Abstract:
Purpose: This study aims to examine how macroeconomic and bank-specific factors affect the profitability of commercial banks in Sri Lanka. The balance panel data regression model was used to attain the study objective and to respond to the research questions.
Design/Methodology/Approach: All bank-specific and macroeconomic profitability determinants for the ten years from 2012 to 2021 were the subject of secondary data collection. Twelve licensed commercial banks, including private and state banks, made up the study sample. To examine the impact of bank-specific and macroeconomic factors on banks’ profitability, the study separately generated two regression models using STATA 15.0. In addition to being dependent variables, ROA and ROE were used in the study as proxies for banks’ profitability. As independent variables, the exchange rate, GDP growth rate, inflation, lending interest rate, unemployment, BOP, operating margin, deposits, loans to assets, debt to equity, capital adequacy, loans to deposits, and asset size were used. The fixed effect was used to analyze both ROA model and ROE model as suggested by the Hausman test.
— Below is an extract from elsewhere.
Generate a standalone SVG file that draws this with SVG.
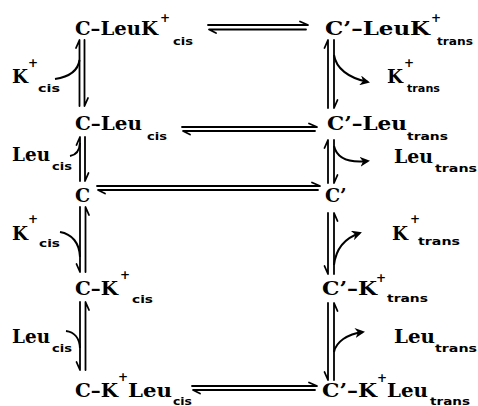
<svg xmlns="http://www.w3.org/2000/svg" width="478" height="406" viewBox="0 0 478 406">
<style>
.m{font-family:"DejaVu Serif","Liberation Serif",serif;font-weight:bold;font-size:19px;fill:#000}
.p{font-family:"DejaVu Sans","Liberation Sans",sans-serif;font-weight:bold;font-size:12px;fill:#000}
.s{font-family:"DejaVu Sans","Liberation Sans",sans-serif;font-weight:bold;font-size:10.5px;fill:#000}
.l{fill:none;stroke:#000;stroke-width:1.8;stroke-linecap:round;stroke-linejoin:round}
.c{fill:none;stroke:#000;stroke-width:2}
</style>
<defs>
<marker id="ah" viewBox="0 0 10 10" refX="8" refY="5" markerWidth="5" markerHeight="5" orient="auto" markerUnits="strokeWidth">
<path d="M0,0 L10,5 L0,10 L3,5 z" fill="#000"/>
</marker>
</defs>
<rect width="478" height="406" fill="#fff"/>
<g id="n-CLeuK">
<text class="m" x="75" y="35" textLength="83" lengthAdjust="spacingAndGlyphs">C–LeuK</text>
<text class="p" x="160" y="22">+</text>
<text class="s" x="173" y="45" textLength="20" lengthAdjust="spacingAndGlyphs">cis</text>
</g>
<g id="n-CpLeuK">
<text class="m" x="325" y="35" textLength="105" lengthAdjust="spacingAndGlyphs">C’–LeuK</text>
<text class="p" x="431" y="22">+</text>
<text class="s" x="437" y="45" textLength="36" lengthAdjust="spacingAndGlyphs">trans</text>
</g>
<g id="n-CLeu">
<text class="m" x="75" y="130" textLength="67" lengthAdjust="spacingAndGlyphs">C–Leu</text>
<text class="s" x="147" y="140" textLength="20" lengthAdjust="spacingAndGlyphs">cis</text>
</g>
<g id="n-CpLeu">
<text class="m" x="327" y="130" textLength="80" lengthAdjust="spacingAndGlyphs">C’–Leu</text>
<text class="s" x="407" y="140" textLength="41" lengthAdjust="spacingAndGlyphs">trans</text>
</g>
<g id="n-C">
<text class="m" x="75" y="202">C</text>
</g>
<g id="n-Cp">
<text class="m" x="325" y="202">C’</text>
</g>
<g id="n-CK">
<text class="m" x="75" y="295" textLength="43" lengthAdjust="spacingAndGlyphs">C–K</text>
<text class="p" x="120" y="279">+</text>
<text class="s" x="132" y="303" textLength="21" lengthAdjust="spacingAndGlyphs">cis</text>
</g>
<g id="n-CpK">
<text class="m" x="322" y="295" textLength="55" lengthAdjust="spacingAndGlyphs">C’–K</text>
<text class="p" x="376" y="282">+</text>
<text class="s" x="387" y="302" textLength="41" lengthAdjust="spacingAndGlyphs">trans</text>
</g>
<g id="n-CKLeu">
<text class="m" x="75" y="397" textLength="43" lengthAdjust="spacingAndGlyphs">C–K</text>
<text class="p" x="118" y="381">+</text>
<text class="m" x="128" y="397" textLength="44" lengthAdjust="spacingAndGlyphs">Leu</text>
<text class="s" x="173" y="405" textLength="19" lengthAdjust="spacingAndGlyphs">cis</text>
</g>
<g id="n-CpKLeu">
<text class="m" x="322" y="397" textLength="55" lengthAdjust="spacingAndGlyphs">C’–K</text>
<text class="p" x="377" y="382">+</text>
<text class="m" x="387" y="397" textLength="41" lengthAdjust="spacingAndGlyphs">Leu</text>
<text class="s" x="430" y="405" textLength="40" lengthAdjust="spacingAndGlyphs">trans</text>
</g>
<g id="lbl-left">
<text class="m" x="12" y="83" textLength="16" lengthAdjust="spacingAndGlyphs">K</text>
<text class="p" x="28" y="67">+</text>
<text class="s" x="38" y="92" textLength="22" lengthAdjust="spacingAndGlyphs">cis</text>
<text class="m" x="12" y="161" textLength="38" lengthAdjust="spacingAndGlyphs">Leu</text>
<text class="s" x="52" y="170" textLength="20" lengthAdjust="spacingAndGlyphs">cis</text>
<text class="m" x="12" y="240" textLength="16" lengthAdjust="spacingAndGlyphs">K</text>
<text class="p" x="28" y="223">+</text>
<text class="s" x="39" y="247" textLength="21" lengthAdjust="spacingAndGlyphs">cis</text>
<text class="m" x="12" y="343" textLength="38" lengthAdjust="spacingAndGlyphs">Leu</text>
<text class="s" x="52" y="352" textLength="20" lengthAdjust="spacingAndGlyphs">cis</text>
</g>
<g id="lbl-right">
<text class="m" x="387" y="83" textLength="16" lengthAdjust="spacingAndGlyphs">K</text>
<text class="p" x="404" y="67">+</text>
<text class="s" x="407" y="92" textLength="33" lengthAdjust="spacingAndGlyphs">trans</text>
<text class="m" x="394" y="163" textLength="39" lengthAdjust="spacingAndGlyphs">Leu</text>
<text class="s" x="435" y="172" textLength="42" lengthAdjust="spacingAndGlyphs">trans</text>
<text class="m" x="392" y="240" textLength="16" lengthAdjust="spacingAndGlyphs">K</text>
<text class="p" x="410" y="223">+</text>
<text class="s" x="418" y="245" textLength="42" lengthAdjust="spacingAndGlyphs">trans</text>
<text class="m" x="394" y="343" textLength="41" lengthAdjust="spacingAndGlyphs">Leu</text>
<text class="s" x="435" y="352" textLength="42" lengthAdjust="spacingAndGlyphs">trans</text>
</g>
<g id="connectors">
<path class="l" d="M208,25 H308 L300,21.5"/>
<path class="l" d="M216,33 L209,29.5 H306"/>
<path class="l" d="M182,127 H317 L309,123.5"/>
<path class="l" d="M190,134.5 L183,131 H315"/>
<path class="l" d="M97,186 H320 L312,182.5"/>
<path class="l" d="M105,193.5 L98,190 H318"/>
<path class="l" d="M192,386 H317 L309,382.5"/>
<path class="l" d="M200,393.5 L193,390 H315"/>
<path class="l" d="M76,48 L79.5,40 V106"/>
<path class="l" d="M84.5,40 V106 L88,98"/>
<path class="l" d="M76.5,145 L80,137 V181"/>
<path class="l" d="M85,137 V181 L88.5,173"/>
<path class="l" d="M80,207 V272 L76.5,264"/>
<path class="l" d="M89,215 L85.5,207 V272"/>
<path class="l" d="M80,302 V370 L76.5,362"/>
<path class="l" d="M89,310 L85.5,302 V370"/>
<path class="l" d="M324.5,48 L328,40 V108"/>
<path class="l" d="M334,40 V108 L337.5,100"/>
<path class="l" d="M324.5,148 L328,140 V183"/>
<path class="l" d="M334,140 V183 L337.5,175"/>
<path class="l" d="M328,213 V274 L324.5,266"/>
<path class="l" d="M337.5,221 L334,213 V274"/>
<path class="l" d="M328,303 V380 L324.5,372"/>
<path class="l" d="M337.5,311 L334,303 V380"/>
<path class="c" d="M55,79 C68,77 78,71 79.5,60"/>
<path class="c" d="M70,156 C76,155 79.5,151 80,143"/>
<path class="c" d="M60,232 C72,234 79.5,243 80,257"/>
<path class="c" d="M66,331 C74,332 79.5,338 80,348"/>
<path class="c" marker-end="url(#ah)" d="M334,55 C336,68 348,78 368,82"/>
<path class="c" marker-end="url(#ah)" d="M334,146 C337,159 350,163 368,161"/>
<path class="c" marker-end="url(#ah)" d="M334,265 C336,248 345,238 360,233"/>
<path class="c" marker-end="url(#ah)" d="M334,352 C336,342 347,334 363,332"/>
</g>
</svg>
Findings: According to research, there is a positive correlation between commercial banks’ profitability as measured by ROA and the following variables: Ex. rate, GGR, inflation, BOP, operating margin, and loan-to-deposit ratio. The remaining factors were discovered to be negatively linked with ROA. The Ex. rate, GGR, inflation, BOP, operating margin, loans to total assets, debt to equity and capital adequacy were positively associated with ROE. In contrast, the rest of the variables negatively correlated with ROE. Ex. rate, inflation, operating margin, Loans to Assets, Deposit, DE, Asset Size and LD had a significant impact in deciding how they affected banks’ profitability.